▶ [PROBLEM]: Pick out every line that holds the string "matplotlib" and copy it.

▶ [DATASET EXTRACT]:
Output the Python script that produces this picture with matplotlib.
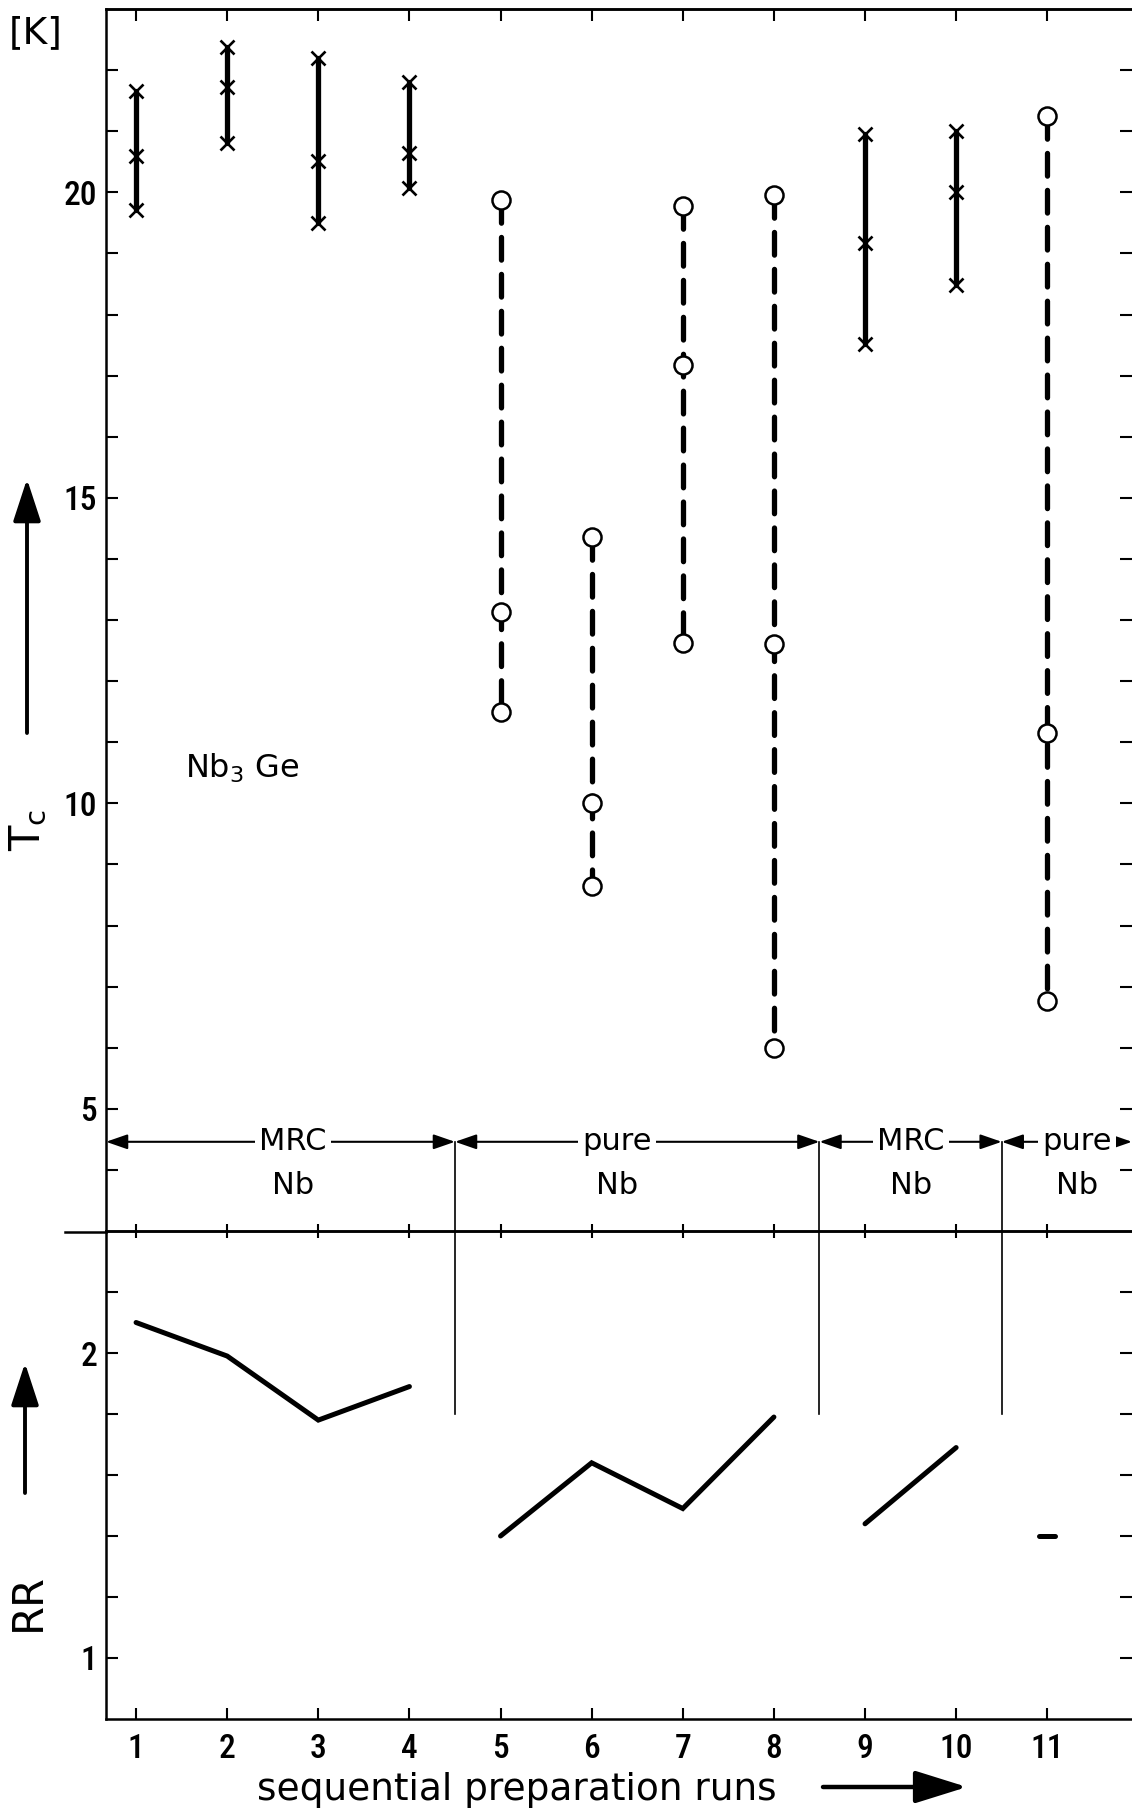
import matplotlib
matplotlib.use('Agg')
import matplotlib.pyplot as plt
from matplotlib.lines import Line2D

plt.rcParams['font.family'] = ['DejaVu Sans']
plt.rcParams['mathtext.default'] = 'regular'
TICKFONT = ['Roboto Condensed', 'DejaVu Sans']

# ---------------- data ----------------
cross_runs = [1, 2, 3, 4, 9, 10]
cross_tc = [
    [21.66, 20.59, 19.71],
    [22.38, 21.73, 20.80],
    [22.19, 20.52, 19.49],
    [21.80, 20.64, 20.07],
    [20.95, 19.17, 17.51],
    [21.00, 20.00, 18.49],
]
circle_runs = [5, 6, 7, 8, 11]
circle_tc = [
    [19.87, 13.13, 11.49],
    [14.36, 10.00, 8.64],
    [19.77, 17.18, 12.62],
    [19.95, 12.60, 6.00],
    [21.25, 11.15, 6.77],
]
rr_runs_a = [1, 2, 3, 4]
rr_a = [2.10, 1.99, 1.78, 1.89]
rr_runs_b = [5, 6, 7, 8]
rr_b = [1.40, 1.64, 1.49, 1.79]
rr_runs_c = [9, 10]
rr_c = [1.44, 1.69]
rr_run_d = 11
rr_d = 1.40

section_bounds = [0.67, 4.5, 8.5, 10.5, 11.93]
section_top = ['MRC', 'pure', 'MRC', 'pure']
section_bottom = ['Nb', 'Nb', 'Nb', 'Nb']
section_label_x = [2.72, 6.28, 9.5, 11.33]
divider_runs = [4.5, 8.5, 10.5]

run_ticks = list(range(1, 12))
run_labels = [str(r) for r in run_ticks]
tc_ticks = list(range(4, 23))
tc_labels = [str(t) if t % 5 == 0 else '' for t in tc_ticks]
rr_ticks = [1.0, 1.2, 1.4, 1.6, 1.8, 2.0, 2.2]
rr_labels = ['1', '', '', '', '', '2', '']

W, H = 1132, 1811


def fx(px):
    return px / W


def fy(py):
    return 1 - py / H


fig = plt.figure(figsize=(W / 100, H / 100), dpi=100)
ax1 = fig.add_axes([fx(106), fy(1231), fx(1132) - fx(106), fy(9) - fy(1231)])
ax2 = fig.add_axes([fx(106), fy(1719), fx(1132) - fx(106), fy(1231) - fy(1719)])
ax2.patch.set_visible(False)

XL = (0.67, 11.93)
for ax in (ax1, ax2):
    ax.set_xlim(*XL)
    ax.spines['right'].set_visible(False)
    for s in ('left', 'top', 'bottom'):
        ax.spines[s].set_linewidth(1.8)
ax1.set_ylim(3, 23)
ax2.set_ylim(0.8, 2.4)

# ---------- upper panel -----------
for r, vals in zip(cross_runs, cross_tc):
    ax1.plot([r] * len(vals), vals, color='k', lw=3.8, solid_capstyle='round', zorder=2)
    ax1.plot([r] * len(vals), vals, ls='none', marker='x', ms=10, mew=1.9, color='k', zorder=3)
for r, vals in zip(circle_runs, circle_tc):
    ax1.plot([r] * len(vals), vals, color='k', lw=3.8, ls=(0, (4.3, 2.7)),
             dash_capstyle='round', zorder=2)
    ax1.plot([r] * len(vals), vals, ls='none', marker='o', ms=13, mew=1.8,
             mfc='white', mec='k', zorder=3)

ax1.set_yticks(tc_ticks)
ax1.set_yticklabels(tc_labels, fontfamily=TICKFONT, fontweight='medium')
ax1.tick_params(axis='y', direction='in', length=8.6, width=1.5, left=True, right=True,
                labelsize=24, pad=6.5)
ax1.set_xticks(run_ticks)
ax1.tick_params(axis='x', direction='inout', length=9.5, width=1.5, bottom=True, top=False,
                labelbottom=False)
sec = ax1.secondary_xaxis('top')
sec.set_xticks(run_ticks)
sec.tick_params(axis='x', direction='in', length=8.6, width=1.5, labeltop=False)
sec.spines['top'].set_linewidth(1.8)

ax1.text(1.54, 10.57, r'Nb$_{3}$ Ge', fontsize=23, ha='left', va='center')

# section arrows
arrow_y = 4.46
for i in range(4):
    a, b = section_bounds[i], section_bounds[i + 1]
    ax1.annotate('', xy=(b, arrow_y), xytext=(a, arrow_y),
                 arrowprops=dict(arrowstyle='<|-|>,head_length=1.3,head_width=0.45',
                                 lw=1.5, color='k', shrinkA=0, shrinkB=0,
                                 mutation_scale=10),
                 annotation_clip=False, zorder=4)
    ax1.text(section_label_x[i], arrow_y, section_top[i], fontsize=22, ha='center',
             va='center', zorder=5,
             bbox=dict(facecolor='white', edgecolor='none', pad=3))
    ax1.text(section_label_x[i], 3.75, section_bottom[i], fontsize=22, ha='center',
             va='center', zorder=5)
for d in divider_runs:
    ax1.plot([d, d], [arrow_y, 3.0], color='k', lw=1.2, zorder=1)
    ax2.plot([d, d], [2.4, 1.8], color='k', lw=1.2, zorder=1)

# ---------- lower panel -----------
for xs, ys in ((rr_runs_a, rr_a), (rr_runs_b, rr_b), (rr_runs_c, rr_c)):
    ax2.plot(xs, ys, color='k', lw=3.6, solid_capstyle='round', solid_joinstyle='miter')
ax2.plot([rr_run_d - 0.09, rr_run_d + 0.09], [rr_d, rr_d], color='k', lw=3.6,
         solid_capstyle='round')

ax2.set_yticks(rr_ticks)
ax2.set_yticklabels(rr_labels, fontfamily=TICKFONT, fontweight='medium')
ax2.tick_params(axis='y', direction='in', length=8.6, width=1.5, left=True, right=True,
                labelsize=24, pad=6.5)
ax2.set_xticks(run_ticks)
ax2.set_xticklabels(run_labels, fontfamily=TICKFONT, fontweight='medium')
ax2.tick_params(axis='x', direction='in', length=8.0, width=1.5, bottom=True, top=False,
                labelsize=24, pad=10)

# divider extension to the left
fig.add_artist(Line2D([fx(65), fx(106)], [fy(1231.5)] * 2, transform=fig.transFigure,
                      color='k', lw=1.8))

# ---------- axis labels & arrows ----------
fig.text(fx(36), fy(33), '[K]', fontsize=27, ha='center', va='center')
fig.text(fx(28), fy(830), r'T$_{c}$', fontsize=30, rotation=90, ha='center', va='center')
fig.text(fx(28), fy(1602), 'RR', fontsize=30, rotation=90, ha='center', va='center')

arrow_kw = dict(arrowstyle='-|>,head_length=2.6,head_width=0.85', lw=2.8, color='k',
                shrinkA=0, shrinkB=0, mutation_scale=10)
fig.add_artist(matplotlib.patches.FancyArrowPatch((fx(27), fy(733)), (fx(27), fy(479)),
                                                  transform=fig.transFigure, **arrow_kw))
fig.add_artist(matplotlib.patches.FancyArrowPatch((fx(25), fy(1493)), (fx(25), fy(1363)),
                                                  transform=fig.transFigure, **arrow_kw))

fig.text(fx(517), fy(1790), 'sequential preparation runs', fontsize=27, ha='center',
         va='center')
fig.add_artist(matplotlib.patches.FancyArrowPatch(
    (fx(823), fy(1787)), (fx(967), fy(1787)), transform=fig.transFigure,
    arrowstyle='-|>,head_length=3.2,head_width=1.0', lw=3.2, color='k',
    shrinkA=0, shrinkB=0, mutation_scale=10))

fig.savefig('out.png', dpi=100)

▶ [EXERCISE RESULT]:
Output the Python script that produces this picture with matplotlib.
import matplotlib
matplotlib.use('Agg')
import matplotlib.pyplot as plt
from matplotlib.lines import Line2D
fig.add_artist(matplotlib.patches.FancyArrowPatch((fx(27), fy(733)), (fx(27), fy(479)),
fig.add_artist(matplotlib.patches.FancyArrowPatch((fx(25), fy(1493)), (fx(25), fy(1363)),
fig.add_artist(matplotlib.patches.FancyArrowPatch(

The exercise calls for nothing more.